Thursday, July 3, 2014

More Data Doesn't Mean More Interesting Data

David Beer, at Adaptive Computing, writes:
One of the keys to winning at Big Data will be ignoring the noise. As the amount of data increases exponentially, the amount of interesting data doesn’t.
He describes the problem of predicting what online video a user is going watch next, and how an analysis can quickly run the number of predictions up into thousands of possible 'next steps' to evaluate.
These are then compared with all of the other empirical data from all other customers to determine the likelihood that you might also want to watch the sequel, other work by the director, other work from the stars in the movie, things from the same genre, etc. As I perform these calculations, how much data should be ignored? How many people aren’t using the multiple user profiles and therefore don’t represent what one person’s interests might be?
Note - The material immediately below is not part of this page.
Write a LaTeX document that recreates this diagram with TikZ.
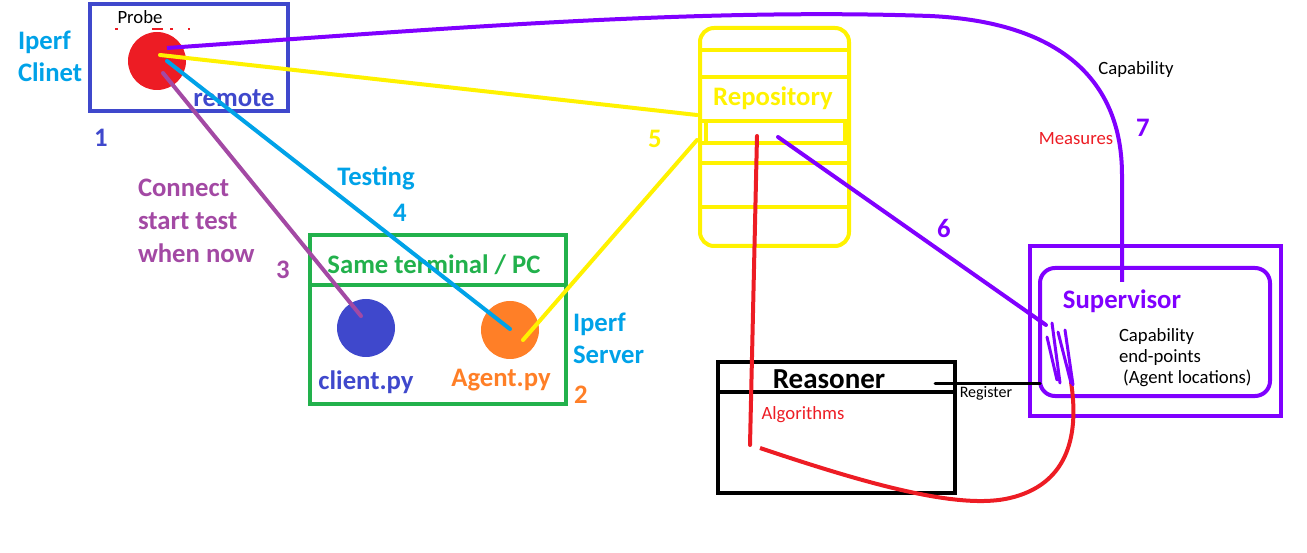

How many data points aren’t related to other data points and therefore shouldn’t be evaluated as a valid permutation the same as another point?
Thes points are probably the biggest value that an experienced scientist can provide to the scale of these data problems.  This kind of person has at least several years of work experience in a hypothesis driven research environment and is able to solve problems using incomplete data.  They probably have a PhD to go with that quantitative experience.

The first point, working in a hypothesis driven environment, demonstrates that that person should be able to devise a strategy to prove/disprove the hypothesis (I hypothesize that this customer will watch video Y after video X), and figure out how to do that efficiently without getting stuck in the weeds, or the irrelevant data Beer describes.  Unfortunately, it does take some skill to interview a person before you determine that they can actually do this, especially there are differences between yourself and the interviewee.

The second point, being able to use incomplete data, is something seems to come from experience.  Most people trained in research fields start off trying to collect the most data possible, and don't make a decision until 'more data is collected'.  It's easy to get stuck in a data collection rut, but eventually most people realize that it's actually OK to come to a conclusion before seeing the whole picture.

Collecting a lot of extra data costs time, resources, and puts a demand on your attention span until that elusive point of having 'enough data' is reached.  Sometimes that data is worth it, but many times it's not.  It just sits there because no one has time to do anything with it, so the data remains idle and risks becoming stale.  Unless it's actually your job to do so, be careful of making data for the sake of making data.
 
ASIDE: One of the neatest things I find about the customer analytics field (as compared with genomics or computational biology) is that data is basically being generated by the study population itself, for what is essentially free.